- TASK PROMPT: Print the lines from the one that contains "Generate a Python" to the one that contains "delta_pos = [(5.28, 6.77), (6.8, 11.2)]", inclusive, exactly as they appear, and please drop any pictures.

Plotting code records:

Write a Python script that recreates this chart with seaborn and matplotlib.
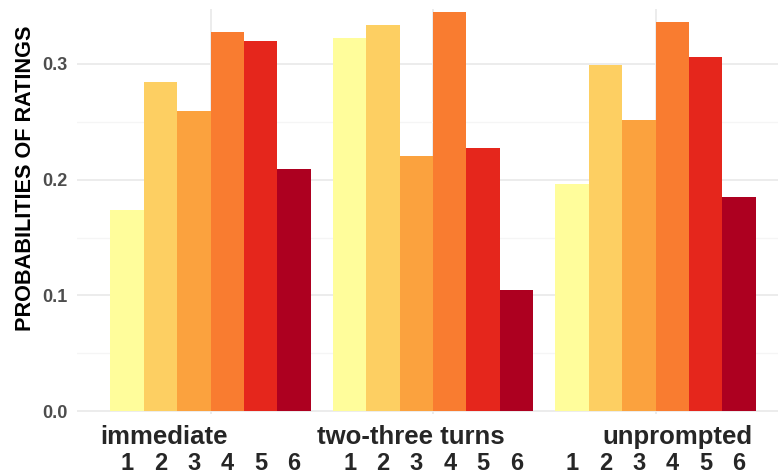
import pandas as pd
import matplotlib.pyplot as plt
import matplotlib.transforms as mtransforms
import seaborn as sns


sns.set_theme(style="whitegrid")
plt.rcParams['font.family'] = ['Liberation Sans', 'DejaVu Sans']

groups = ['immediate', 'two-three turns', 'unprompted']
ratings = ['1', '2', '3', '4', '5', '6']
immediate = [0.1735, 0.2839, 0.2589, 0.3273, 0.3192, 0.2089]
two_three = [0.3222, 0.3336, 0.2201, 0.3443, 0.2273, 0.1046]
unprompted = [0.1957, 0.2986, 0.2509, 0.3362, 0.3058, 0.1853]
colors = ['#FFFD9B', '#FDCF62', '#FBA23E', '#F97C30', '#E5261C', '#AD0020']
group_shift = [-0.21, -0.10, 0.10]

rows = []
for g, vals in zip(groups, [immediate, two_three, unprompted]):
    for r, v in zip(ratings, vals):
        rows.append({'group': g, 'rating': r, 'prob': v})
df = pd.DataFrame(rows)

fig = plt.figure(figsize=(7.78, 4.74), dpi=100)
ax = fig.add_axes([0.099, 0.127, 0.901, 0.854])

sns.barplot(data=df, x='group', y='prob', hue='rating', order=groups,
            hue_order=ratings, palette=colors, width=0.9, saturation=1,
            legend=False, ax=ax, linewidth=0)

ax.set_xlim(-0.6, 2.55)
ax.set_ylim(-0.002, 0.347)
ax.set_yticks([0.0, 0.1, 0.2, 0.3])
ax.set_yticklabels(['0.0', '0.1', '0.2', '0.3'], color='#4D4D4D',
                   fontweight='bold', fontsize=13)
ax.set_yticks([0.05, 0.15, 0.25], minor=True)
ax.grid(True, which='major', color='#EBEBEB', linewidth=1.3)
ax.grid(True, which='minor', axis='y', color='#F5F5F5', linewidth=1.0)
ax.tick_params(axis='y', which='both', length=0, pad=7)
ax.set_xticks([0, 1, 2])
ax.set_xticklabels([])
ax.tick_params(axis='x', length=0)
ax.set_axisbelow(True)
for s in ax.spines.values():
    s.set_visible(False)

ax.set_xlabel('')
ax.set_ylabel('PROBABILITIES OF RATINGS', fontweight='bold', fontsize=15.6,
              color='black')
ax.yaxis.set_label_coords(-0.058, 0.583)

trans = mtransforms.blended_transform_factory(ax.transData, ax.transAxes)
for i, g in enumerate(groups):
    ax.text(i + group_shift[i], -0.058, g, transform=trans, ha='center',
            va='center', fontsize=18.5, fontweight='bold')

for p, lab in zip(ax.patches, [r for r in ratings for _ in groups]):
    cx = p.get_x() + p.get_width() / 2
    ax.text(cx, -0.122, lab, transform=trans, ha='center', va='center',
            fontsize=17, fontweight='bold')

fig.savefig('out.png', dpi=100)
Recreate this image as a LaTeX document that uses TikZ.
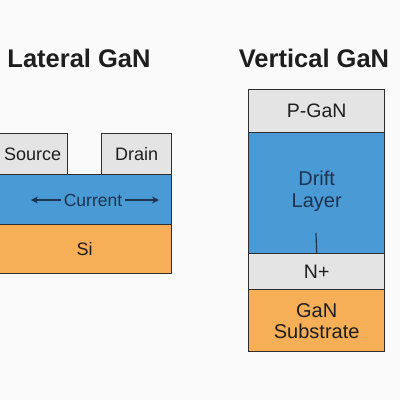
\documentclass[tikz,border=0pt]{standalone}
\usepackage{fontspec}
\setmainfont{Liberation Sans}
\usetikzlibrary{arrows.meta}
\definecolor{bg}{HTML}{FAFAFA}
\definecolor{gan}{HTML}{E4E4E4}
\definecolor{drift}{HTML}{4A9BD5}
\definecolor{sub}{HTML}{F6AE57}
\definecolor{edge}{HTML}{2E2E2E}
\definecolor{navy}{HTML}{1D3350}
\definecolor{ink}{HTML}{1E1E1E}
\begin{document}
\begin{tikzpicture}[x=1pt,y=-1pt,
  layer/.style={draw=edge,line width=1.4pt,inner sep=0pt,text=ink,font=\fontsize{18}{20}\selectfont},
  vlayer/.style={layer,minimum width=136pt,anchor=north west,align=center,font=\fontsize{19.5}{21}\selectfont},
  title/.style={font=\fontsize{25.5}{28}\selectfont\bfseries,text=ink,inner sep=0pt,anchor=base},
  arr/.style={draw=navy,line width=1.4pt,-{Stealth[length=7pt,width=7pt]}}]
\useasboundingbox (0,0) rectangle (400,400);
\fill[bg] (0,0) rectangle (400,400);
% titles
\node[title] (t1) at (79,67) {Lateral GaN};
\node[title] (t2) at (314,67) {Vertical GaN};
% lateral
\node[layer,fill=sub,minimum width=174pt,minimum height=50pt,anchor=north west] (si) at (-3,223) {Si};
\node[layer,fill=drift,minimum width=174pt,minimum height=50pt,anchor=north west] (ch) at (-3,174) {};
\node[layer,fill=gan,minimum width=70pt,minimum height=41pt,anchor=north west] (src) at (-3,133) {Source};
\node[layer,fill=gan,minimum width=70pt,minimum height=41pt,anchor=north west] (drn) at (101,133) {Drain};
\node[inner sep=0pt,text=navy,font=\fontsize{17.5}{20}\selectfont] (cur) at (93,200) {Current};
\coordinate (la) at (31,200);
\coordinate (ra) at (159,200);
\draw[arr] ([xshift=-3pt]cur.west) -- (la);
\draw[arr] ([xshift=3pt]cur.east) -- (ra);
% vertical
\node[vlayer,fill=gan,minimum height=43pt] (pg) at (248,89) {P-GaN};
\node[vlayer,fill=drift,minimum height=121pt,text=navy,font=\fontsize{20}{23}\selectfont] (dr) at (248,132) {\raisebox{20pt}{\begin{tabular}{@{}c@{}}Drift\\[-1pt]Layer\end{tabular}}};
\node[vlayer,fill=gan,minimum height=36pt] (np) at (248,253) {N+};
\node[vlayer,fill=sub,minimum height=62pt,font=\fontsize{20}{21}\selectfont] (gs) at (248,289) {GaN\\Substrate};
\coordinate (vl) at (316,233);
\draw[navy,line width=1.2pt] (vl) -- (np.north);
\end{tikzpicture}
\end{document}
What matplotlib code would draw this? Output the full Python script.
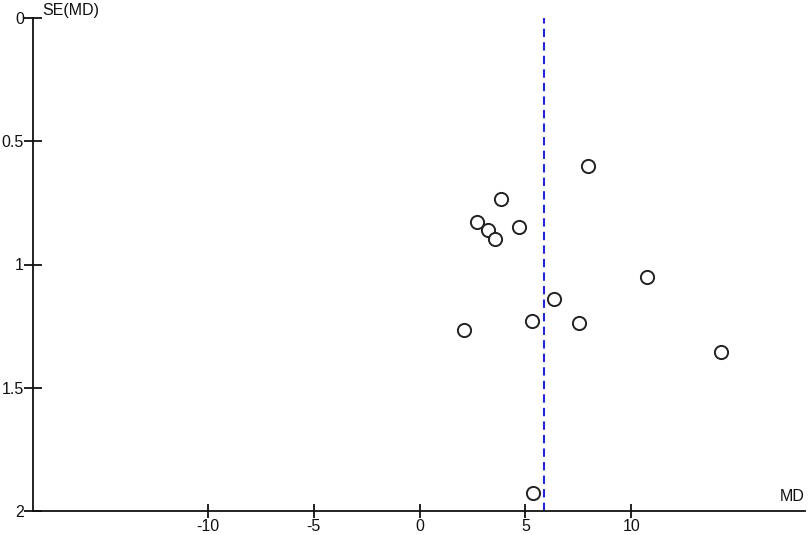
import matplotlib
matplotlib.use("Agg")
import matplotlib.pyplot as plt

plt.rcParams['font.family'] = ['Liberation Sans', 'DejaVu Sans']

# mean difference and its standard error for each study
md = [7.97, 3.87, 2.69, 3.25, 3.54, 4.72, 10.75, 6.37, 5.33, 7.55, 2.08, 14.25, 5.38]
se = [0.602, 0.736, 0.826, 0.862, 0.897, 0.846, 1.052, 1.141, 1.228, 1.237, 1.267, 1.353, 1.927]
pooled_md = 5.9

x_ticks = [-10, -5, 0, 5, 10]
y_ticks = [0, 0.5, 1, 1.5, 2]
y_ticklabels = ['0', '0.5', '1', '1.5', '2']

fig = plt.figure(figsize=(8.09, 5.35), dpi=100)
ax = fig.add_axes([33 / 809, 1 - 511 / 535, 772 / 809, 493 / 535])

ax.axvline(pooled_md, color='#2424d8', lw=1.5, ls=(0, (4, 2.5)), zorder=1)
ax.plot(md, se, 'o', ms=9.5, mfc='white', mec='#222222', mew=1.4, zorder=3)

ax.set_xlim(-18.25, 18.2)
ax.set_ylim(2, 0)
ax.set_xticks(x_ticks)
ax.set_xticklabels([str(t) for t in x_ticks])
ax.set_yticks(y_ticks)
ax.set_yticklabels(y_ticklabels)

for s in ['top', 'right']:
    ax.spines[s].set_visible(False)
for s in ['left', 'bottom']:
    ax.spines[s].set_linewidth(1.3)
    ax.spines[s].set_color('#111111')

ax.tick_params(axis='both', direction='inout', length=10, width=1.3, labelsize=11.5,
               colors='#111111', pad=1)
ax.tick_params(axis='y', length=13, pad=0)

ax.text(0.012, 1.0, 'SE(MD)', transform=ax.transAxes, fontsize=11.5,
        ha='left', va='bottom', color='#111111')
ax.text(1.0, 0.015, 'MD', transform=ax.transAxes, fontsize=11.5,
        ha='right', va='bottom', color='#111111')

fig.savefig('out.png', dpi=100)
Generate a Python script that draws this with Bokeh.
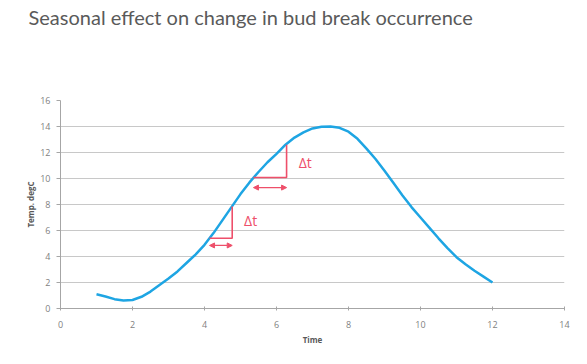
from bokeh.plotting import figure
from bokeh.models import Range1d, FixedTicker, Arrow, NormalHead, Label
from bokeh.embed import file_html
from bokeh.resources import INLINE

# Data
time = [1.0, 1.25, 1.5, 1.75, 2.0, 2.25, 2.5, 2.75, 3.0, 3.25, 3.5, 3.75, 4.0, 4.25, 4.5, 4.75,
        5.0, 5.25, 5.5, 5.75, 6.0, 6.25, 6.5, 6.75, 7.0, 7.25, 7.5, 7.75, 8.0, 8.25, 8.5, 8.75,
        9.0, 9.25, 9.5, 9.75, 10.0, 10.25, 10.5, 10.75, 11.0, 11.25, 11.5, 11.75, 12.0]
temp = [1.1, 0.92, 0.72, 0.62, 0.65, 0.9, 1.3, 1.8, 2.3, 2.85, 3.5, 4.15, 4.9, 5.8, 6.8, 7.8,
        8.8, 9.7, 10.5, 11.25, 11.9, 12.6, 13.15, 13.55, 13.85, 13.98, 14.0, 13.9, 13.6, 13.05,
        12.3, 11.5, 10.6, 9.65, 8.7, 7.8, 7.0, 6.2, 5.4, 4.65, 3.95, 3.4, 2.9, 2.45, 2.0]
x_ticks = [0, 2, 4, 6, 8, 10, 12, 14]
y_ticks = [0, 2, 4, 6, 8, 10, 12, 14, 16]
title_text = "Seasonal effect on change in bud break occurrence"

# annotation steps: (x_start, x_end, y_low, y_high)
steps = [(4.14, 4.77, 5.4, 7.85), (5.36, 6.28, 10.08, 12.6)]
arrow_y = [4.85, 9.3]
delta_pos = [(5.28, 6.77), (6.8, 11.2)]

W, H = 571, 348
p = figure(width=W, height=H, output_backend="svg", toolbar_location=None,
           x_range=Range1d(0, 14), y_range=Range1d(0, 16),
           min_border_left=60, min_border_right=7, min_border_top=100, min_border_bottom=40,
           title=title_text + "\n\n\n")
p.title.text_font = "Lato"
p.title.text_font_size = "20px"
p.title.text_font_style = "normal"
p.title.text_color = "#5a5a5a"
p.title.offset = -32
p.title.standoff = 0
p.outline_line_color = None
p.background_fill_color = "white"
p.border_fill_color = "white"

p.xaxis.ticker = FixedTicker(ticks=x_ticks)
p.yaxis.ticker = FixedTicker(ticks=y_ticks)
for ax in (p.xaxis[0], p.yaxis[0]):
    ax.axis_line_color = "#a6a6a6"
    ax.major_tick_line_color = "#a6a6a6"
    ax.minor_tick_line_color = None
    ax.major_label_text_font = "Open Sans"
    ax.major_label_text_font_size = "9px"
    ax.major_label_text_color = "#7f7f7f"
    ax.axis_label_text_font = "Open Sans"
    ax.axis_label_text_font_size = "8px"
    ax.axis_label_text_font_style = "bold"
    ax.axis_label_text_color = "#595959"
p.xaxis.major_tick_in = 2
p.xaxis.major_tick_out = 2
p.yaxis.major_tick_in = 0
p.yaxis.major_tick_out = 4
p.xaxis.major_label_standoff = 10
p.yaxis.major_label_standoff = 6
p.xaxis.axis_label = "Time"
p.yaxis.axis_label = "Temp. degC"
p.xaxis.axis_label_standoff = 3
p.yaxis.axis_label_standoff = 1

p.xgrid.grid_line_color = None
p.ygrid.grid_line_color = "#c8c8c8"
p.ygrid.grid_line_width = 1

p.line(time, temp, line_color="#1ea5e3", line_width=2.5)

red = "#ee4f6a"
for (x0, x1, y0, y1) in steps:
    p.line([x0, x1, x1], [y0, y0, y1], line_color=red, line_width=1.6)
for (x0, x1, y0, y1), ay in zip(steps, arrow_y):
    p.add_layout(Arrow(x_start=x0, x_end=x1, y_start=ay, y_end=ay,
                       line_color=red, line_width=1.2,
                       start=NormalHead(size=5, fill_color=red, line_color=red),
                       end=NormalHead(size=5, fill_color=red, line_color=red)))
for (dx, dy) in delta_pos:
    p.add_layout(Label(x=dx, y=dy, text="Δt", text_color=red, text_font="Open Sans",
                       text_font_size="14px", text_align="center", text_baseline="middle"))

open("out.html", "w").write(file_html(p, INLINE))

- FINISHED ANSWER:
Generate a Python script that draws this with Bokeh.
from bokeh.plotting import figure
from bokeh.models import Range1d, FixedTicker, Arrow, NormalHead, Label
from bokeh.embed import file_html
from bokeh.resources import INLINE

# Data
time = [1.0, 1.25, 1.5, 1.75, 2.0, 2.25, 2.5, 2.75, 3.0, 3.25, 3.5, 3.75, 4.0, 4.25, 4.5, 4.75,
        5.0, 5.25, 5.5, 5.75, 6.0, 6.25, 6.5, 6.75, 7.0, 7.25, 7.5, 7.75, 8.0, 8.25, 8.5, 8.75,
        9.0, 9.25, 9.5, 9.75, 10.0, 10.25, 10.5, 10.75, 11.0, 11.25, 11.5, 11.75, 12.0]
temp = [1.1, 0.92, 0.72, 0.62, 0.65, 0.9, 1.3, 1.8, 2.3, 2.85, 3.5, 4.15, 4.9, 5.8, 6.8, 7.8,
        8.8, 9.7, 10.5, 11.25, 11.9, 12.6, 13.15, 13.55, 13.85, 13.98, 14.0, 13.9, 13.6, 13.05,
        12.3, 11.5, 10.6, 9.65, 8.7, 7.8, 7.0, 6.2, 5.4, 4.65, 3.95, 3.4, 2.9, 2.45, 2.0]
x_ticks = [0, 2, 4, 6, 8, 10, 12, 14]
y_ticks = [0, 2, 4, 6, 8, 10, 12, 14, 16]
title_text = "Seasonal effect on change in bud break occurrence"

# annotation steps: (x_start, x_end, y_low, y_high)
steps = [(4.14, 4.77, 5.4, 7.85), (5.36, 6.28, 10.08, 12.6)]
arrow_y = [4.85, 9.3]
delta_pos = [(5.28, 6.77), (6.8, 11.2)]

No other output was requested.